Given exercise: Begin with the first line below and retype each line exactly through the line containing "centers = [180, 568, 960]". Any pictures are to be left out.

Data provided:
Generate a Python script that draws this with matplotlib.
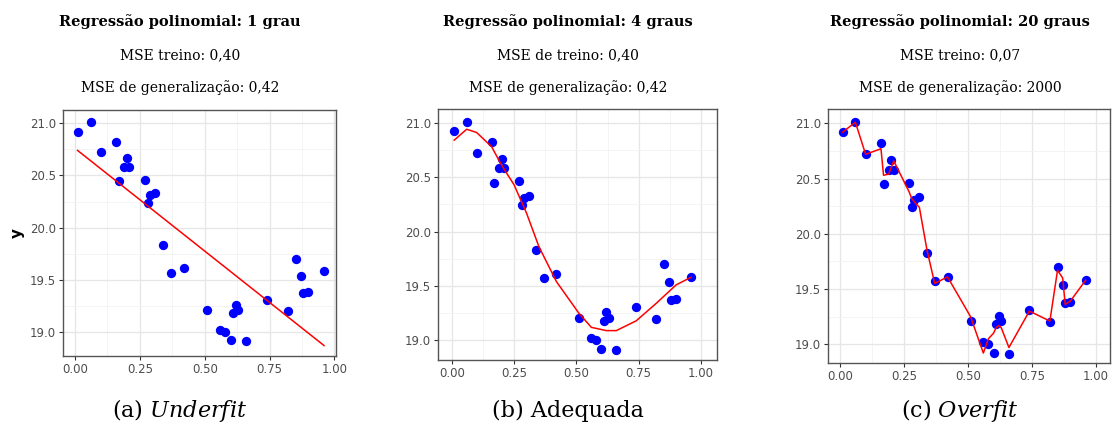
import matplotlib.pyplot as plt

plt.rcParams["mathtext.fontset"] = "dejavuserif"

# data points (same sample in all three panels)
x = [0.01, 0.06, 0.10, 0.16, 0.17, 0.19, 0.20, 0.21, 0.27, 0.28,
     0.29, 0.31, 0.34, 0.37, 0.42, 0.51, 0.56, 0.58, 0.60, 0.61,
     0.62, 0.63, 0.66, 0.74, 0.82, 0.85, 0.87, 0.88, 0.90, 0.96]
y = [20.92, 21.01, 20.72, 20.82, 20.45, 20.58, 20.67, 20.58, 20.46, 20.24,
     20.31, 20.33, 19.83, 19.57, 19.61, 19.21, 19.02, 19.00, 18.92, 19.18,
     19.26, 19.21, 18.91, 19.31, 19.20, 19.70, 19.54, 19.37, 19.38, 19.58]

# fitted curves
fit1_x = [0.01, 0.96]
fit1_y = [20.74, 18.87]

fit4_x = [0.01, 0.06, 0.10, 0.16, 0.20, 0.25, 0.30, 0.35, 0.42, 0.51,
          0.56, 0.62, 0.66, 0.74, 0.82, 0.90, 0.96]
fit4_y = [20.84, 20.94, 20.91, 20.78, 20.61, 20.43, 20.17, 19.86, 19.54, 19.25,
          19.12, 19.09, 19.09, 19.18, 19.34, 19.51, 19.58]

fit20_y = [20.92, 21.01, 20.72, 20.77, 20.53, 20.54, 20.60, 20.66, 20.38, 20.32,
           20.29, 20.24, 19.85, 19.55, 19.61, 19.25, 18.92, 19.05, 19.10, 19.15,
           19.17, 19.15, 18.97, 19.30, 19.21, 19.67, 19.60, 19.36, 19.39, 19.58]

titles = ["Regressão polinomial: 1 grau",
          "Regressão polinomial: 4 graus",
          "Regressão polinomial: 20 graus"]
mse_train = ["MSE treino: 0,40", "MSE de treino: 0,40", "MSE treino: 0,07"]
mse_gen = ["MSE de generalização: 0,42", "MSE de generalização: 0,42",
           "MSE de generalização: 2000"]
captions = [("(a) ", "Underfit", True), ("(b) ", "Adequada", False), ("(c) ", "Overfit", True)]

fits = [(fit1_x, fit1_y), (fit4_x, fit4_y), (x, fit20_y)]

W, H = 1112, 432
fig = plt.figure(figsize=(W / 100, H / 100), dpi=100)

# axes boxes in pixels: left, top, right, bottom
boxes = [(63, 110, 336, 356), (438, 109, 717, 360), (828, 109, 1110, 363)]
xlims = [(-0.046, 1.006), (-0.055, 1.064), (-0.047, 1.055)]
ylims = [(18.77, 21.127), (18.82, 21.126), (18.83, 21.13)]
centers = [180, 568, 960]

for i in range(3):
    l, t, r, b = boxes[i]
    ax = fig.add_axes([l / W, 1 - b / H, (r - l) / W, (b - t) / H])
    ax.set_xlim(*xlims[i])
    ax.set_ylim(*ylims[i])
    ax.set_xticks([0, 0.25, 0.5, 0.75, 1.0])
    ax.set_xticklabels(["0.00", "0.25", "0.50", "0.75", "1.00"])
    ax.set_yticks([19.0, 19.5, 20.0, 20.5, 21.0])
    ax.set_xticks([0.125, 0.375, 0.625, 0.875], minor=True)
    ax.set_yticks([19.25, 19.75, 20.25, 20.75], minor=True)
    ax.grid(True, which="major", color="#e6e6e6", linewidth=0.9)
    ax.grid(True, which="minor", color="#f2f2f2", linewidth=0.6)
    ax.set_axisbelow(True)
    ax.tick_params(which="minor", length=0)
    ax.tick_params(which="major", length=3, color="#333333", labelsize=8.5,
                   labelcolor="#4d4d4d", pad=2)
    for s in ax.spines.values():
        s.set_color("#555555")
        s.set_linewidth(1.0)

    ax.scatter(x, y, s=45, color="blue", zorder=3, linewidths=0)
    fx, fy = fits[i]
    ax.plot(fx, fy, color="red", linewidth=1.1, zorder=4)

    if i == 0:
        ax.set_ylabel("y", fontsize=11, fontweight="bold", labelpad=4)

    cx = centers[i] / W
    fig.text(cx, 1 - 22 / H, titles[i], ha="center", va="center",
             fontsize=10.5, fontweight="bold", family="DejaVu Serif")
    fig.text(cx, 1 - 55 / H, mse_train[i], ha="center", va="center",
             fontsize=10, family="DejaVu Serif")
    fig.text(cx, 1 - 88 / H, mse_gen[i], ha="center", va="center",
             fontsize=10, family="DejaVu Serif")

    pre, word, ital = captions[i]
    label = pre + (r"$\it{" + word + "}$" if ital else word)
    fig.text(cx, 1 - 411 / H, label, ha="center", va="center",
             fontsize=16, family="DejaVu Serif")

fig.savefig("out.png", dpi=100)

Answer in full:
Generate a Python script that draws this with matplotlib.
import matplotlib.pyplot as plt

plt.rcParams["mathtext.fontset"] = "dejavuserif"

# data points (same sample in all three panels)
x = [0.01, 0.06, 0.10, 0.16, 0.17, 0.19, 0.20, 0.21, 0.27, 0.28,
     0.29, 0.31, 0.34, 0.37, 0.42, 0.51, 0.56, 0.58, 0.60, 0.61,
     0.62, 0.63, 0.66, 0.74, 0.82, 0.85, 0.87, 0.88, 0.90, 0.96]
y = [20.92, 21.01, 20.72, 20.82, 20.45, 20.58, 20.67, 20.58, 20.46, 20.24,
     20.31, 20.33, 19.83, 19.57, 19.61, 19.21, 19.02, 19.00, 18.92, 19.18,
     19.26, 19.21, 18.91, 19.31, 19.20, 19.70, 19.54, 19.37, 19.38, 19.58]

# fitted curves
fit1_x = [0.01, 0.96]
fit1_y = [20.74, 18.87]

fit4_x = [0.01, 0.06, 0.10, 0.16, 0.20, 0.25, 0.30, 0.35, 0.42, 0.51,
          0.56, 0.62, 0.66, 0.74, 0.82, 0.90, 0.96]
fit4_y = [20.84, 20.94, 20.91, 20.78, 20.61, 20.43, 20.17, 19.86, 19.54, 19.25,
          19.12, 19.09, 19.09, 19.18, 19.34, 19.51, 19.58]

fit20_y = [20.92, 21.01, 20.72, 20.77, 20.53, 20.54, 20.60, 20.66, 20.38, 20.32,
           20.29, 20.24, 19.85, 19.55, 19.61, 19.25, 18.92, 19.05, 19.10, 19.15,
           19.17, 19.15, 18.97, 19.30, 19.21, 19.67, 19.60, 19.36, 19.39, 19.58]

titles = ["Regressão polinomial: 1 grau",
          "Regressão polinomial: 4 graus",
          "Regressão polinomial: 20 graus"]
mse_train = ["MSE treino: 0,40", "MSE de treino: 0,40", "MSE treino: 0,07"]
mse_gen = ["MSE de generalização: 0,42", "MSE de generalização: 0,42",
           "MSE de generalização: 2000"]
captions = [("(a) ", "Underfit", True), ("(b) ", "Adequada", False), ("(c) ", "Overfit", True)]

fits = [(fit1_x, fit1_y), (fit4_x, fit4_y), (x, fit20_y)]

W, H = 1112, 432
fig = plt.figure(figsize=(W / 100, H / 100), dpi=100)

# axes boxes in pixels: left, top, right, bottom
boxes = [(63, 110, 336, 356), (438, 109, 717, 360), (828, 109, 1110, 363)]
xlims = [(-0.046, 1.006), (-0.055, 1.064), (-0.047, 1.055)]
ylims = [(18.77, 21.127), (18.82, 21.126), (18.83, 21.13)]
centers = [180, 568, 960]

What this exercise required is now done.